Половник и Малыш — персонажи рассказа «Первое кладбище». Читать его поначалу вроде как неловко, будто бы подглядываешь за чужой душой, оказываешься свидетелем чужой боли. А потом раскрывается потаенное знание — об авторе ли, о его ли героях — и эта боль становится твоей, буквально физически ощутимой, и уже не оторваться, хоть бы и захотел.
Иногда начинает казаться, что тексты обрываются, повисают на полуслове, на неопределенной ноте — так, промелькнуло что-то, зацепилось, осело в памяти отдельными фрагментами. Но ближе к концу осознаешь, что перед тобой все же не сборник, не разрозненные истории, а именно книга. И все концы оборвавшихся сюжетных нитей увязываются в один крепкий узелок, сходятся в сердцевине.
«Семь жизней», пожалуй, самая личная книга Захара Прилепина. Здесь очень много, еще больше, чем было в предыдущих работах, самого автора — с его неизжитой болью, неистовой любовью, неутоленной яростью.
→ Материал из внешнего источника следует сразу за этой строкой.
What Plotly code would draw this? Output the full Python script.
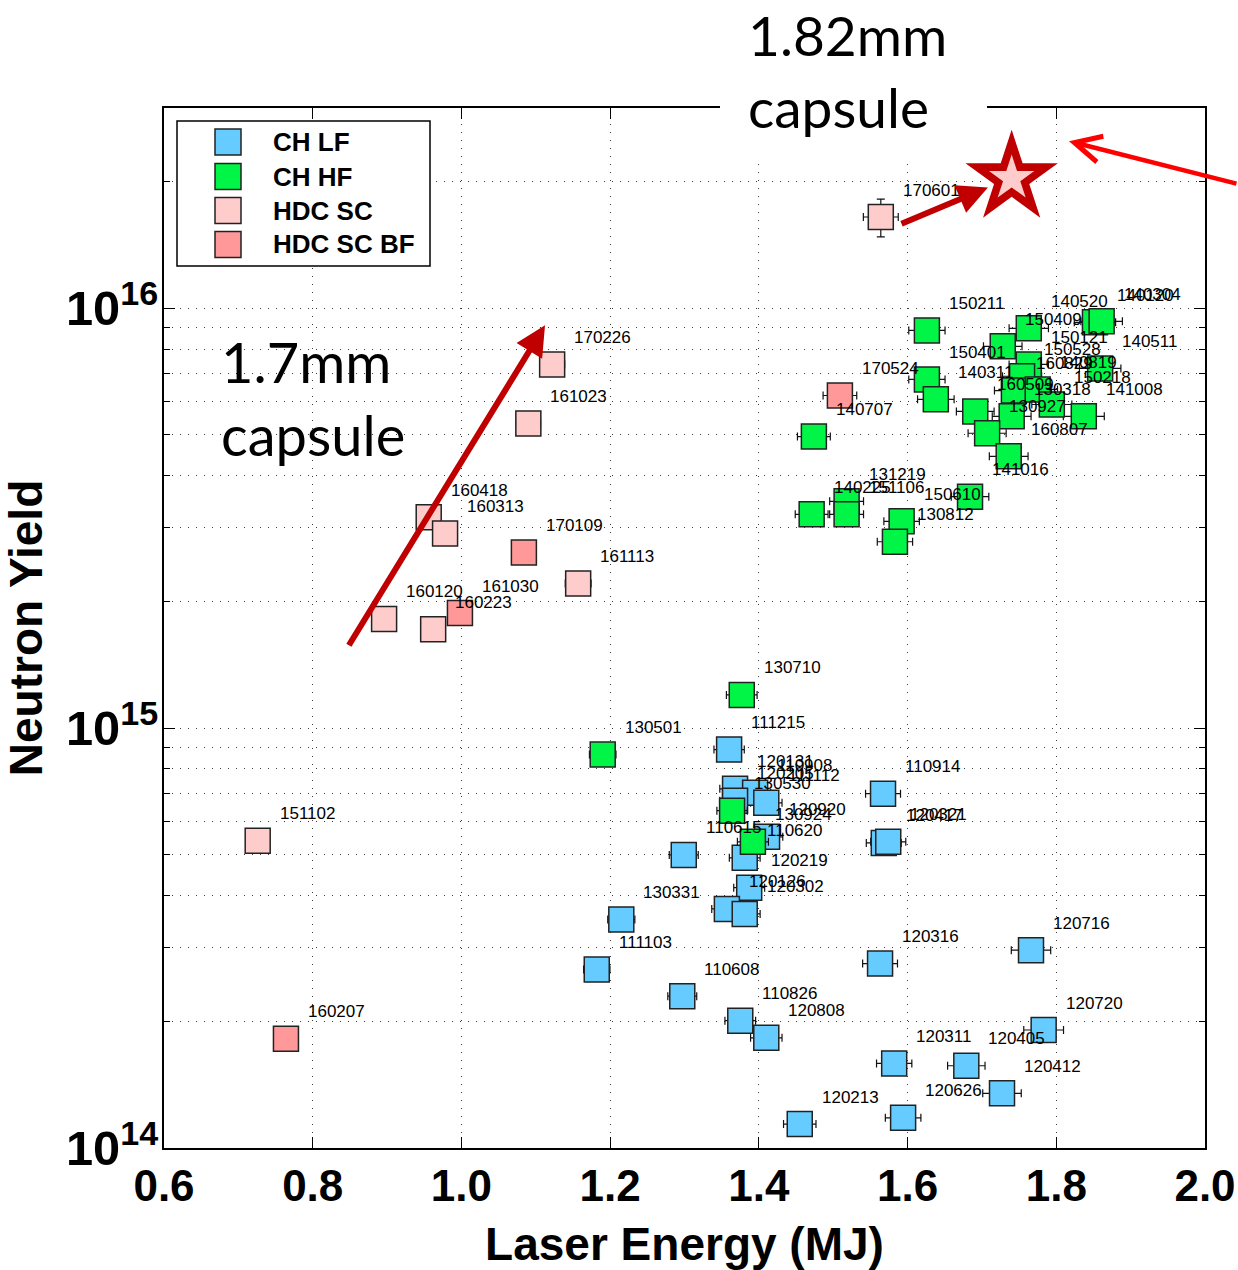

К книге толком не подобраться в обычном разговоре, ее трудно описать, используя принятые к употреблению слова, здесь не обойтись, как в школе, поставленной оценкой, хотя желающие ее поставить, конечно же, найдутся. В некотором смысле эта книга — воспроизведенное молчание, когда ты вроде бы хочешь о чем-то спросить своего собеседника, но понимаешь, что тебе не ответят, потому что там, в глубине, клокочет то, о чем не принято говорить, да и слов таких будто бы нет. Вот ты и не спрашиваешь его ни о чем. А он тебе тем не менее — отвечает.